Entre otras falencias graves: las instalaciones no eran las apropiadas, el personal de control y seguridad era escaso, el acceso al predio no era adecuado para el caudal de personas y no había indicaciones ni señalización suficientes.
La misa ricotera es (o era) sin lugar a dudas el último evento masivo puramente popular que le queda (quedaba) al rock argentino. La desidia generalizada de la productora y del Estado no es casual. Como todo en este mundo, las condiciones adecuadas de bienestar, previsibilidad y seguridad solo están garantizadas para quienes puedan pagarlas.

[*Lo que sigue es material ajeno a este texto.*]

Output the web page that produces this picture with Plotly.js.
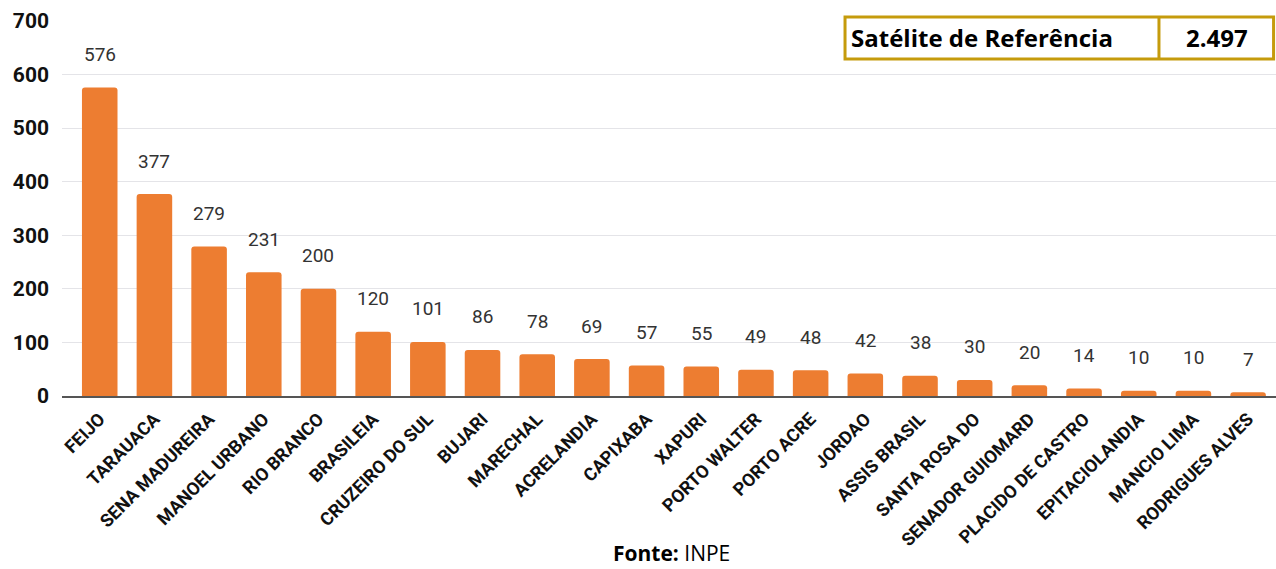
<!DOCTYPE html>
<html>
<head>
<meta charset="utf-8">
<script src="https://cdn.plot.ly/plotly-3.0.1.min.js"></script>
<style>html,body{margin:0;padding:0;background:#fff;}#chart{width:1276px;height:569px;}</style>
</head>
<body>
<div id="chart"></div>
<script>
const municipios = ["FEIJO","TARAUACA","SENA MADUREIRA","MANOEL URBANO","RIO BRANCO","BRASILEIA","CRUZEIRO DO SUL","BUJARI","MARECHAL","ACRELANDIA","CAPIXABA","XAPURI","PORTO WALTER","PORTO ACRE","JORDAO","ASSIS BRASIL","SANTA ROSA DO","SENADOR GUIOMARD","PLACIDO DE CASTRO","EPITACIOLANDIA","MANCIO LIMA","RODRIGUES ALVES"];
const focos = [576,377,279,231,200,120,101,86,78,69,57,55,49,48,42,38,30,20,14,10,10,7];
const yTicks = [0,100,200,300,400,500,600,700];
const boxLabel = "Satélite de Referência";
const boxValue = "2.497";
const fonte = "<b>Fonte:</b> INPE";

const trace = {
  type: "bar",
  x: municipios,
  y: focos,
  marker: {color: "#ED7D31", cornerradius: 3},
  width: 0.65,
  hoverinfo: "x+y"
};

const valueAnnotations = municipios.map((m, i) => ({
  x: m, y: focos[i], xref: "x", yref: "y",
  text: String(focos[i]), showarrow: false, yshift: 33,
  font: {family: "Roboto", size: 19, color: "#333333"}
}));

const gold = "#C59B0C";
const layout = {
  width: 1276, height: 569,
  margin: {l: 62, r: 0, t: 21, b: 173},
  paper_bgcolor: "#ffffff", plot_bgcolor: "#ffffff",
  showlegend: false,
  xaxis: {
    type: "category",
    range: [-0.69, 21.51],
    tickangle: -45,
    tickfont: {family: "Roboto", size: 18, color: "#111111", weight: "bold"},
    showline: true, linecolor: "#555555", linewidth: 1.5,
    ticks: "", showgrid: false, fixedrange: true, ticklabelstandoff: 4
  },
  yaxis: {
    range: [0, 700],
    tickvals: yTicks,
    ticktext: yTicks.map(String),
    tickfont: {family: "Roboto", size: 21, color: "#111111", weight: "bold"},
    showgrid: true, gridcolor: "#e4e4e8", gridwidth: 1,
    zeroline: false, ticks: "", ticklabelstandoff: 12, fixedrange: true
  },
  shapes: [
    {type: "rect", xref: "paper", yref: "paper", x0: 0.645, x1: 0.998, y0: 0.8987, y1: 1.0107,
     line: {color: gold, width: 3}, fillcolor: "rgba(255,255,255,1)", layer: "above"},
    {type: "line", xref: "paper", yref: "paper", x0: 0.9036, x1: 0.9036, y0: 0.8987, y1: 1.0107,
     line: {color: gold, width: 3}, layer: "above"}
  ],
  annotations: valueAnnotations.concat([
    {xref: "paper", yref: "paper", x: 0.648, y: 0.9547, xanchor: "left", yanchor: "middle",
     text: "<b>" + boxLabel + "</b>", showarrow: false,
     font: {family: "Open Sans", size: 24, color: "#000000"}},
    {xref: "paper", yref: "paper", x: 0.951, y: 0.9547, xanchor: "center", yanchor: "middle",
     text: "<b>" + boxValue + "</b>", showarrow: false,
     font: {family: "Open Sans", size: 24, color: "#000000"}},
    {xref: "paper", yref: "paper", x: 0.502, y: -0.418, xanchor: "center", yanchor: "middle",
     text: fonte, showarrow: false,
     font: {family: "Open Sans", size: 21, color: "#000000"}}
  ])
};

Plotly.newPlot("chart", [trace], layout, {displayModeBar: false, staticPlot: true});
</script>
</body>
</html>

Es por este carácter popular que los medios se ensañan en instalar la idea de que no es posible encontrarnos a disfrutar masivamente. Intentan convencernos de que no sabemos cuidarnos entre nosotros. No toleran que cientos de miles de jóvenes y laburantes, provenientes en general de las clases populares, convivamos en armonía. Y cuando pasa algo lamentable, se utiliza para demonizar todo lo sucedido.
Lo anterior no implica que no haya responsables. Todos los que estuvimos en decenas de recitales masivos de rock sabemos que hay que estar preparados para mantenerse adelante. Pero ninguno de nosotros estuvo jamás en esa situación junto a otras 300 mil personas. En esas condiciones es muy difícil que no ocurra lo que ya todos conocemos.
Supongo que esta fue la última presentación en vivo de Carlos Alberto Solari. Pero no porque él lo haya decidido sino porque otra vez nos obligaron a pisar el límite de lo tolerable para comprender que las cosas no pueden hacerse así sin que haya consecuencias trágicas. Llegar a esta conclusión es muy triste.
Escribo esto con lágrimas en los ojos. Las mismas lágrimas que tenía cuando decidí alejarme durante el recital, con una mezcla de miedo y bronca, porque intuí que algo trágico podría pasar. Son lágrimas que surgen de esta misma tristeza: una vez más mueren personas por solo ir a ver un recital de rock.